I think we have at least two groups on this site - folks that come by regularly to follow discussion and see what's new, and folks that just drop in to ask specific questions (usually about recruiting).  A reserve subforum would improve service to the latter and not discourage the former, IMHO.


----------



## Nfld Sapper (26 Jan 2009)

I agree with Bruce a separate forum just for P.RES will further drive a wedge between Regular and Reserve Forces.  As there are still many Regular Force members who look down on the P.RES (I have witnessed this and been on the receiving end of it) but this is starting to be come less common.

Currently in the Engineer world there is only a fraction of a difference between Regular and Reserve QL3 (DP1) Courses so I don't really see why we should separate them.

If big Mike deciedes he wants to go and make a separate sub forum then its his perogative.


----------



## Michael OLeary (26 Jan 2009)

The number of threads that are "Reserve only business" is probably quite small.  The initial subject of many more threads start out in one area or the another (Reg/Res) but end up discussing comparisons between the two, so where should they get filed?  It might be simple to say _"they stay where they got started"_, but that means everyone has to scan/search two board areas for threads which might be of interest.

If a Reserve boards is set up with a broad variety of topics, how much information will be missed because people stay in their subject related boards and don't also scan a general Reserve board in case there's new info there in their area of interest?

Many of the "newbie" threads that you might imagine would be solved by having a Reserve board are actually started by members who haven't reached the point of understanding the Reg/Res difference, or how it affects their recruiting/training/equipment/etc. question.

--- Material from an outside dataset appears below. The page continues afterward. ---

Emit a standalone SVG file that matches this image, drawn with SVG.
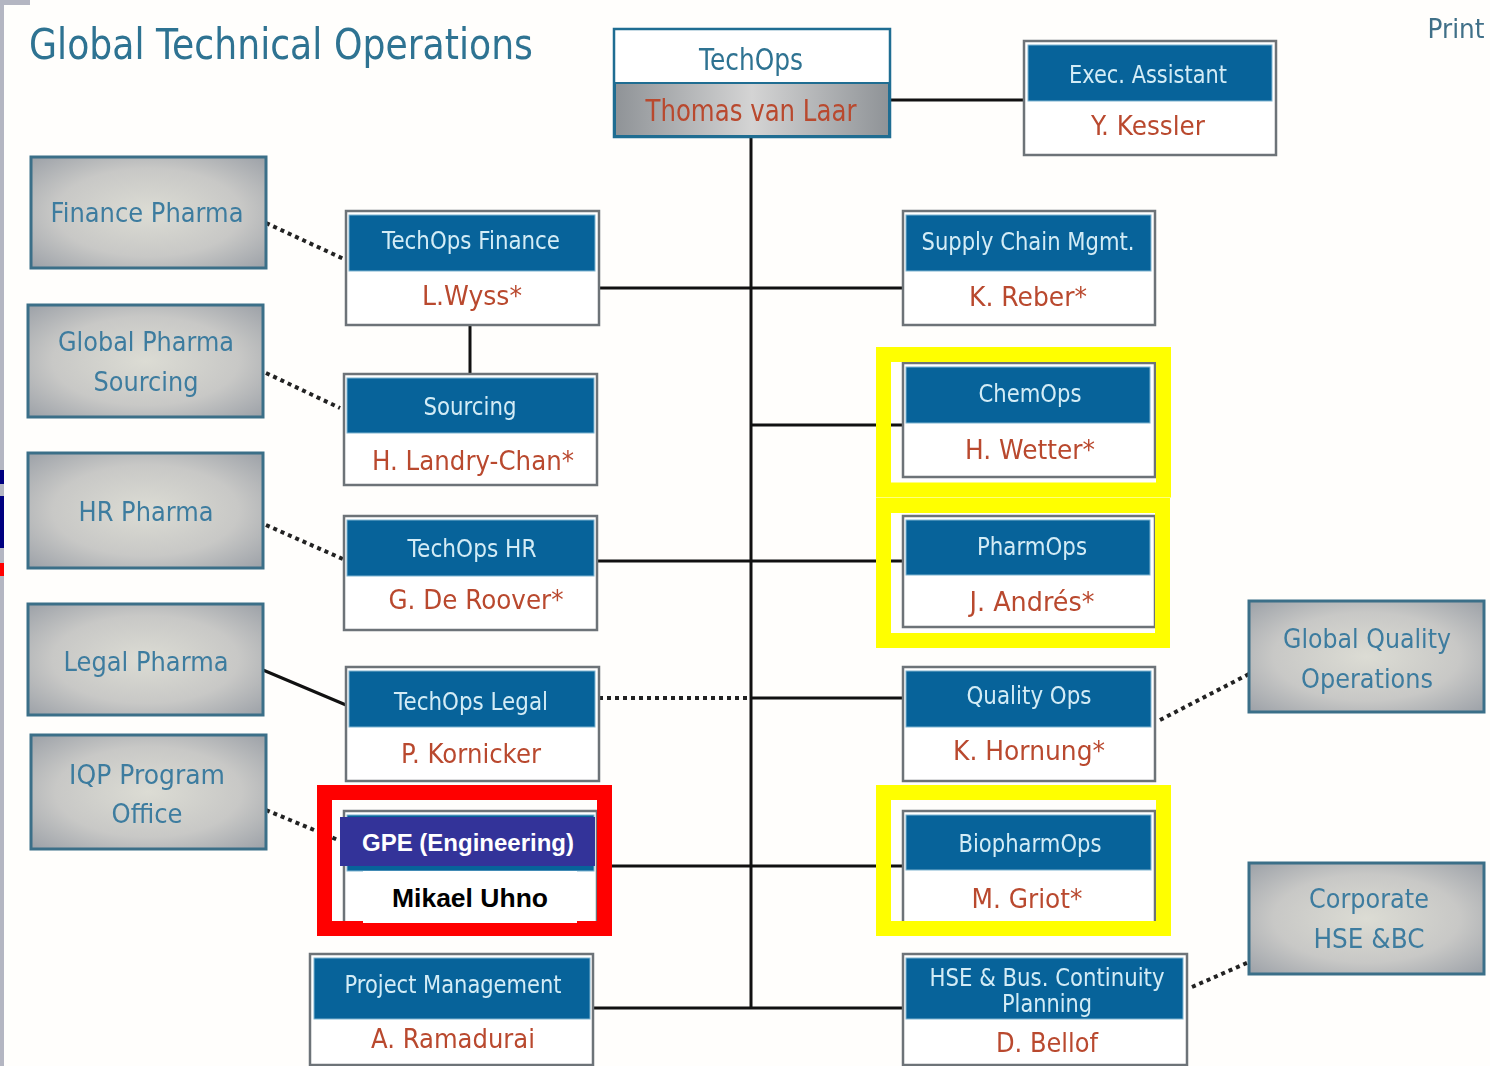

The current structure of the forums has evolved over time and new boards have been created when a definite need to split topic areas was reached. I'm not sure what deficiency you perceive would be addressed by a new Reserve Forum.


----------



## brihard (26 Jan 2009)

jp86 said:
			
		

> I agree with Brihard's suggestion.  When I started looking into joining the reserves, I spent a lot of time searching this site for information, and it would have helped tremendously to have a reserves subforum.  As things stand, it's often difficult to tell whether the discussion at hand applies to Res, Reg force, or both.



Agreed. As much as the administration encourages its use, the search function is here is NOT very user friendly. Only someone who's familiar with more advanced searches will have much luck here without wasting a lot of time going through seemingly promising results that don't pan out.

For those of us with a bit of time in it gets increasingly easier to tell what applies to who, but for new kids the jargon and terminology can be baffling. It's even harder for a reservist, who simply is never exposed to much if anything in the regs for at least the first couple of years.

Beyond that, there simply are subjects that will be particular to the reserves. Look at the reserve pension, or job protection legislation, information on reserve taskings and courses, questions about reserve regiments and trades, reservists applying for tours, things like that.

I don't think a PRes subsection would be any less busy than, say, 'Land Vehicles', or 'Combat Service Support', or 'Military Literature'. Or any number of other fairly specialized sections. I don't think the argument about the amount of traffic covers much water, else a number of subsection would probably be collapsed into larger ones under broader headings

Anyway, my opinion is obviously clear and known by this point, so I'll leave it at that from my end and let the discussion carry on. I just think it would be worth trying out.


----------



## Fishbone Jones (26 Jan 2009)

I'll be succinct and greedy in my thoughts. 

I, and the other volunteer Mods, do not require nor want the extra work. Many of the good thoughts and wants for the site can be done electronically, but there's also a human side to almost every decision made. It's also much more complicated than 'hiring more Mods'.

Someone mentioned the Cadet thread. If you only had some idea how much time we spend cleaning and sorting that single sub forum out, you would understand my trepidation at the suggestion of another exclusive sub forum.

We've spent years, and lost members, in the fight to get ALL service personnel referred to on the same level. Let's not squander that.


----------



## Dog (27 Jan 2009)

As much as this first struck me as a good idea, I think maybe the solution to the more common questions that are particular to the reserves is simply to sticky them.
Otherwise, I don't think there is enough Reserve-specific stuff to create a sub-board.


----------



## Yrys (31 Jan 2009)

Dog said:
			
		

> As much as this first struck me as a good idea, I think maybe the solution to the more common questions that are particular to the reserves is simply to sticky them.



OR a ONE stikie, with links to the particulars threads that are relevant, started by those that want a subforum,
to help the mods created it. They must have some threads in mind when talking about a subforum for it...

A stickie useful like one of those ...

Frequently Asked Questions (FAQs) - A Directory 

Recruiting Forum Introduction and FAQ: PLEASE READ FIRST AND BEFORE STARTING A 

Trades FAQ - links to threads on trades without their own forums


----------